66. Have a student lie on the ground. When a teacher comes scream 'he
jumped' and point to the roof or third floor window. Mumble 'Fred dared
him' or 'Maybe it was LSD.'
67. Make an address list of disliked adults in your school. Answer sex ads
for them -- or order them a few gross items (C.O.D. of course).
68. Toss handfuls of BB's on the floors of busy halls, assemblies, graduation
ceremonies, weddings, funerals.
69. Steal cafeteria trays or plates, burn large holes in them, and turn them
into the school washer saying 'I guess the food did it'.
70. Leave phony letters of resignation from teachers or administrators on the
principal's desk.
71. Get a small group to always carry screwdrivers and slowly dismantle the
school.
72. Lots of bomb scares tend to break up the boredom especially during exams
or on beautiful days.
73. Photograph teachers and administrators constantly -- even without film.
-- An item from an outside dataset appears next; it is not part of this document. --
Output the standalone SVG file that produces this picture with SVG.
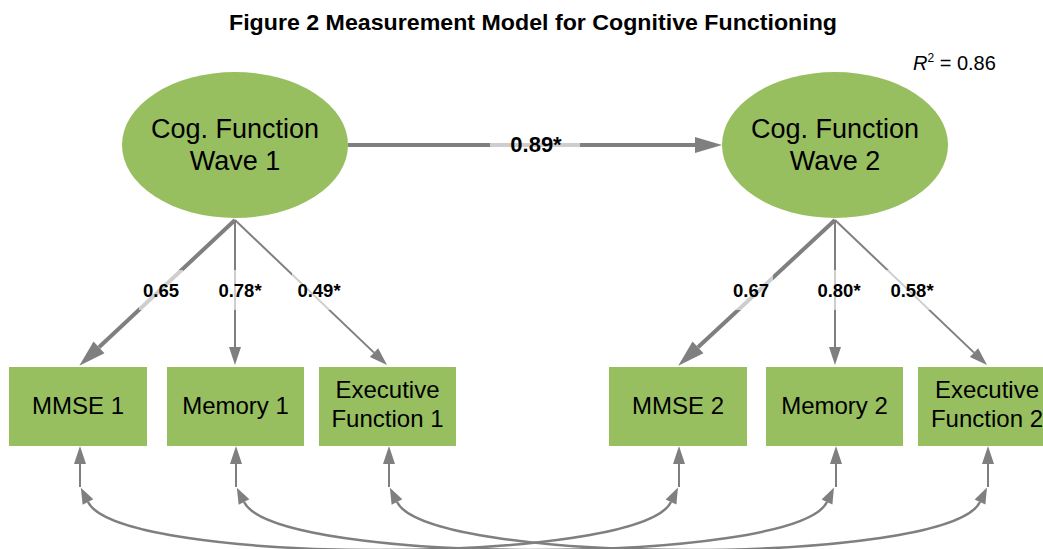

74. If you've got the nerve piss in your pants while giving an oral report.
75. Splice into your school's intercom system (from a remote hidden spot).
Now you have your own guerilla radio station. Play on!
76. Drop large bottles of ether in science class.
77. Hang your teacher! Hang a hangman's noose from a tree - make a dummy and
hang the dummy from the noose. Pin notes on it like 'Weatherbee in '73.'
To add realism put holes in the body then let dilute ketchup trickle
down.
78. Newspaper stands in buildings are usually left unguarded. Take out
papers and replace with rotten comics or papers.
79. Put a rotten apple or stale sandwich on teacher's desk.
80. If your school intercom has phones that connect into the intercom
switchboard, put a small magnet either where the cord comes out of the
handset or in the part where you hear. If the intercom just has a
speaker, put the magnet near or on one of the electrical connections of
the speaker. In either case it will short out the system. It may take
weeks for them to find the trouble.
81. Take the door of the administration offices off its hinges but leave it
standing there so that when the principal tries to open the door in the
morning it will have a slightly crushing effect.